### TASK GOAL
Images should be left out, and everything else in the listing reproduced exactly.

### RECORDED INFORMATION
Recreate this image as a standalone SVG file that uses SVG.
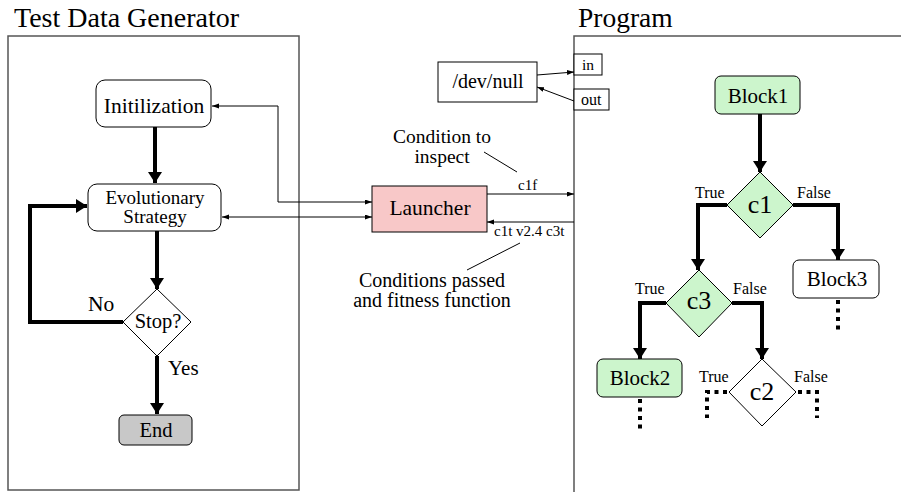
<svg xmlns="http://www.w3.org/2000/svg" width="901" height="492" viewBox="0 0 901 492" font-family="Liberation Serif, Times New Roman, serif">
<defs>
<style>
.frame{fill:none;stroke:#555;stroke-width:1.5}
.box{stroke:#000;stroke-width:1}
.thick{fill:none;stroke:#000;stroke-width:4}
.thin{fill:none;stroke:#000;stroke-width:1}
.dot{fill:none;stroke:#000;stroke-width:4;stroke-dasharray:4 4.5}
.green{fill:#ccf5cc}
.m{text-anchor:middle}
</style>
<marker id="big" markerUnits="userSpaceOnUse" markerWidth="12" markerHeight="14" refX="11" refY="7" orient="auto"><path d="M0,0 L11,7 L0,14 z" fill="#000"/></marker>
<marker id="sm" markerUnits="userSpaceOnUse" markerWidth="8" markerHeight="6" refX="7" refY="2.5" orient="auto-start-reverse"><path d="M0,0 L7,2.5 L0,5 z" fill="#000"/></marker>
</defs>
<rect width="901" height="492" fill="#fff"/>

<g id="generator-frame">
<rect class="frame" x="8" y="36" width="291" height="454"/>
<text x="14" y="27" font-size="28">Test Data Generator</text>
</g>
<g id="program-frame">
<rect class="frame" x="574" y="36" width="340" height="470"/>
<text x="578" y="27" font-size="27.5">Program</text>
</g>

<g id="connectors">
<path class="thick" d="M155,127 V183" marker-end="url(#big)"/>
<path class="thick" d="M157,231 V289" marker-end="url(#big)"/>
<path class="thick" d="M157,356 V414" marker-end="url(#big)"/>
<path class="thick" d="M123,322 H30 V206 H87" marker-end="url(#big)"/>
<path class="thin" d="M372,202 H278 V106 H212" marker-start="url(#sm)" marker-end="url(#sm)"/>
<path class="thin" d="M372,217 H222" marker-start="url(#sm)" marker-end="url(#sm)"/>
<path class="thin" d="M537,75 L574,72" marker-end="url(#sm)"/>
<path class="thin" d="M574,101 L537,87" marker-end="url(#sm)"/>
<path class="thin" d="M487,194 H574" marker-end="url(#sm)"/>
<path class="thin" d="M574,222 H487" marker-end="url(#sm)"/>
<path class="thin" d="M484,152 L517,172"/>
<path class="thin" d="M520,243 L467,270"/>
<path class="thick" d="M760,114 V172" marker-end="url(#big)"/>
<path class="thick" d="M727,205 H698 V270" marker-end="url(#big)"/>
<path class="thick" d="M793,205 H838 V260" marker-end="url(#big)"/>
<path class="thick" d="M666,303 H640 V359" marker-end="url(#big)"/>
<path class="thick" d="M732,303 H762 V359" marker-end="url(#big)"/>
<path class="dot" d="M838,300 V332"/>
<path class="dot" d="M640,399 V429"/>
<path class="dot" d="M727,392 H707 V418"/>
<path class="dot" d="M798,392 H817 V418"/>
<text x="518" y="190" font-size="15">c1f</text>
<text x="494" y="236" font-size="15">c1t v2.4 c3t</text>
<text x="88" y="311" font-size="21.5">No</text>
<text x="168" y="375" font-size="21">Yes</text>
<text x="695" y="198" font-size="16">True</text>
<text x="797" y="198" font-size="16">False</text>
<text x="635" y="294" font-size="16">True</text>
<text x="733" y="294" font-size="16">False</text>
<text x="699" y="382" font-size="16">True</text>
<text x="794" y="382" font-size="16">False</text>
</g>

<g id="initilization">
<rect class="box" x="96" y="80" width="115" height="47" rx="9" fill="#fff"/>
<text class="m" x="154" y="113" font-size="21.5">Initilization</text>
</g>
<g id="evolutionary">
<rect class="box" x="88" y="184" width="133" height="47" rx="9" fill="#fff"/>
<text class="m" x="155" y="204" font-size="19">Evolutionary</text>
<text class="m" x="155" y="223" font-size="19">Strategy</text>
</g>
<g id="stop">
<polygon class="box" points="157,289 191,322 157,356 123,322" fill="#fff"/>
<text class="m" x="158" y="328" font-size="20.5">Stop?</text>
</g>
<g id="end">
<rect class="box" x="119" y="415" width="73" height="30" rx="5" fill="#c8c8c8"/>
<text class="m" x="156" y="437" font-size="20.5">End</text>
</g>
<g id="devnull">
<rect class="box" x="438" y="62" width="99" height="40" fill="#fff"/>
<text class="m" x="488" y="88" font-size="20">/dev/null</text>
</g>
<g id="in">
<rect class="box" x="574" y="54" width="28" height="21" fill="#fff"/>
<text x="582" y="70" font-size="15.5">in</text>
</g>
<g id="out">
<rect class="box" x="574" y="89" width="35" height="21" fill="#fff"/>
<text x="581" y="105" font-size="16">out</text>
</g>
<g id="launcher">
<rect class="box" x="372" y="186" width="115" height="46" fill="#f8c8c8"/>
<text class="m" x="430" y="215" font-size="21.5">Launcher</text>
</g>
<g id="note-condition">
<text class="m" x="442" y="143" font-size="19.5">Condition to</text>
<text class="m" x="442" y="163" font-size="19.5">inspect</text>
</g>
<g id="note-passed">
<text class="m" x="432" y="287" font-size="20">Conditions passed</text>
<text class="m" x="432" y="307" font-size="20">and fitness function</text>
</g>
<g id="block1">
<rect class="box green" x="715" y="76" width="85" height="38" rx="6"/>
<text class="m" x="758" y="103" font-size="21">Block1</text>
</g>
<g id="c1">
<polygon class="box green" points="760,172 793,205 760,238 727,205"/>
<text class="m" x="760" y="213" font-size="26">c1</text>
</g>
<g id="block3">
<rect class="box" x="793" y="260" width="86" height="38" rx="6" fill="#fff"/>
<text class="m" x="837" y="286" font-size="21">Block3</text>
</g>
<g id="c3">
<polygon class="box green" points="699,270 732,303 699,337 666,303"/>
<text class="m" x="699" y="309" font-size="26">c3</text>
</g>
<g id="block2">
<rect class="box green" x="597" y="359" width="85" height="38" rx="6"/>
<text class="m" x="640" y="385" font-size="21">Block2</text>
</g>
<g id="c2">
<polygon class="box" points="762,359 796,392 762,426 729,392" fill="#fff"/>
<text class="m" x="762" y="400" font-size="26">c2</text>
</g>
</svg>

### RESPONSE TO THE TASK
Recreate this image as a standalone SVG file that uses SVG.
<svg xmlns="http://www.w3.org/2000/svg" width="901" height="492" viewBox="0 0 901 492" font-family="Liberation Serif, Times New Roman, serif">
<defs>
<style>
.frame{fill:none;stroke:#555;stroke-width:1.5}
.box{stroke:#000;stroke-width:1}
.thick{fill:none;stroke:#000;stroke-width:4}
.thin{fill:none;stroke:#000;stroke-width:1}
.dot{fill:none;stroke:#000;stroke-width:4;stroke-dasharray:4 4.5}
.green{fill:#ccf5cc}
.m{text-anchor:middle}
</style>
<marker id="big" markerUnits="userSpaceOnUse" markerWidth="12" markerHeight="14" refX="11" refY="7" orient="auto"><path d="M0,0 L11,7 L0,14 z" fill="#000"/></marker>
<marker id="sm" markerUnits="userSpaceOnUse" markerWidth="8" markerHeight="6" refX="7" refY="2.5" orient="auto-start-reverse"><path d="M0,0 L7,2.5 L0,5 z" fill="#000"/></marker>
</defs>
<rect width="901" height="492" fill="#fff"/>

<g id="generator-frame">
<rect class="frame" x="8" y="36" width="291" height="454"/>
<text x="14" y="27" font-size="28">Test Data Generator</text>
</g>
<g id="program-frame">
<rect class="frame" x="574" y="36" width="340" height="470"/>
<text x="578" y="27" font-size="27.5">Program</text>
</g>

<g id="connectors">
<path class="thick" d="M155,127 V183" marker-end="url(#big)"/>
<path class="thick" d="M157,231 V289" marker-end="url(#big)"/>
<path class="thick" d="M157,356 V414" marker-end="url(#big)"/>
<path class="thick" d="M123,322 H30 V206 H87" marker-end="url(#big)"/>
<path class="thin" d="M372,202 H278 V106 H212" marker-start="url(#sm)" marker-end="url(#sm)"/>
<path class="thin" d="M372,217 H222" marker-start="url(#sm)" marker-end="url(#sm)"/>
<path class="thin" d="M537,75 L574,72" marker-end="url(#sm)"/>
<path class="thin" d="M574,101 L537,87" marker-end="url(#sm)"/>
<path class="thin" d="M487,194 H574" marker-end="url(#sm)"/>
<path class="thin" d="M574,222 H487" marker-end="url(#sm)"/>
<path class="thin" d="M484,152 L517,172"/>
<path class="thin" d="M520,243 L467,270"/>
<path class="thick" d="M760,114 V172" marker-end="url(#big)"/>
<path class="thick" d="M727,205 H698 V270" marker-end="url(#big)"/>
<path class="thick" d="M793,205 H838 V260" marker-end="url(#big)"/>
<path class="thick" d="M666,303 H640 V359" marker-end="url(#big)"/>
<path class="thick" d="M732,303 H762 V359" marker-end="url(#big)"/>
<path class="dot" d="M838,300 V332"/>
<path class="dot" d="M640,399 V429"/>
<path class="dot" d="M727,392 H707 V418"/>
<path class="dot" d="M798,392 H817 V418"/>
<text x="518" y="190" font-size="15">c1f</text>
<text x="494" y="236" font-size="15">c1t v2.4 c3t</text>
<text x="88" y="311" font-size="21.5">No</text>
<text x="168" y="375" font-size="21">Yes</text>
<text x="695" y="198" font-size="16">True</text>
<text x="797" y="198" font-size="16">False</text>
<text x="635" y="294" font-size="16">True</text>
<text x="733" y="294" font-size="16">False</text>
<text x="699" y="382" font-size="16">True</text>
<text x="794" y="382" font-size="16">False</text>
</g>

<g id="initilization">
<rect class="box" x="96" y="80" width="115" height="47" rx="9" fill="#fff"/>
<text class="m" x="154" y="113" font-size="21.5">Initilization</text>
</g>
<g id="evolutionary">
<rect class="box" x="88" y="184" width="133" height="47" rx="9" fill="#fff"/>
<text class="m" x="155" y="204" font-size="19">Evolutionary</text>
<text class="m" x="155" y="223" font-size="19">Strategy</text>
</g>
<g id="stop">
<polygon class="box" points="157,289 191,322 157,356 123,322" fill="#fff"/>
<text class="m" x="158" y="328" font-size="20.5">Stop?</text>
</g>
<g id="end">
<rect class="box" x="119" y="415" width="73" height="30" rx="5" fill="#c8c8c8"/>
<text class="m" x="156" y="437" font-size="20.5">End</text>
</g>
<g id="devnull">
<rect class="box" x="438" y="62" width="99" height="40" fill="#fff"/>
<text class="m" x="488" y="88" font-size="20">/dev/null</text>
</g>
<g id="in">
<rect class="box" x="574" y="54" width="28" height="21" fill="#fff"/>
<text x="582" y="70" font-size="15.5">in</text>
</g>
<g id="out">
<rect class="box" x="574" y="89" width="35" height="21" fill="#fff"/>
<text x="581" y="105" font-size="16">out</text>
</g>
<g id="launcher">
<rect class="box" x="372" y="186" width="115" height="46" fill="#f8c8c8"/>
<text class="m" x="430" y="215" font-size="21.5">Launcher</text>
</g>
<g id="note-condition">
<text class="m" x="442" y="143" font-size="19.5">Condition to</text>
<text class="m" x="442" y="163" font-size="19.5">inspect</text>
</g>
<g id="note-passed">
<text class="m" x="432" y="287" font-size="20">Conditions passed</text>
<text class="m" x="432" y="307" font-size="20">and fitness function</text>
</g>
<g id="block1">
<rect class="box green" x="715" y="76" width="85" height="38" rx="6"/>
<text class="m" x="758" y="103" font-size="21">Block1</text>
</g>
<g id="c1">
<polygon class="box green" points="760,172 793,205 760,238 727,205"/>
<text class="m" x="760" y="213" font-size="26">c1</text>
</g>
<g id="block3">
<rect class="box" x="793" y="260" width="86" height="38" rx="6" fill="#fff"/>
<text class="m" x="837" y="286" font-size="21">Block3</text>
</g>
<g id="c3">
<polygon class="box green" points="699,270 732,303 699,337 666,303"/>
<text class="m" x="699" y="309" font-size="26">c3</text>
</g>
<g id="block2">
<rect class="box green" x="597" y="359" width="85" height="38" rx="6"/>
<text class="m" x="640" y="385" font-size="21">Block2</text>
</g>
<g id="c2">
<polygon class="box" points="762,359 796,392 762,426 729,392" fill="#fff"/>
<text class="m" x="762" y="400" font-size="26">c2</text>
</g>
</svg>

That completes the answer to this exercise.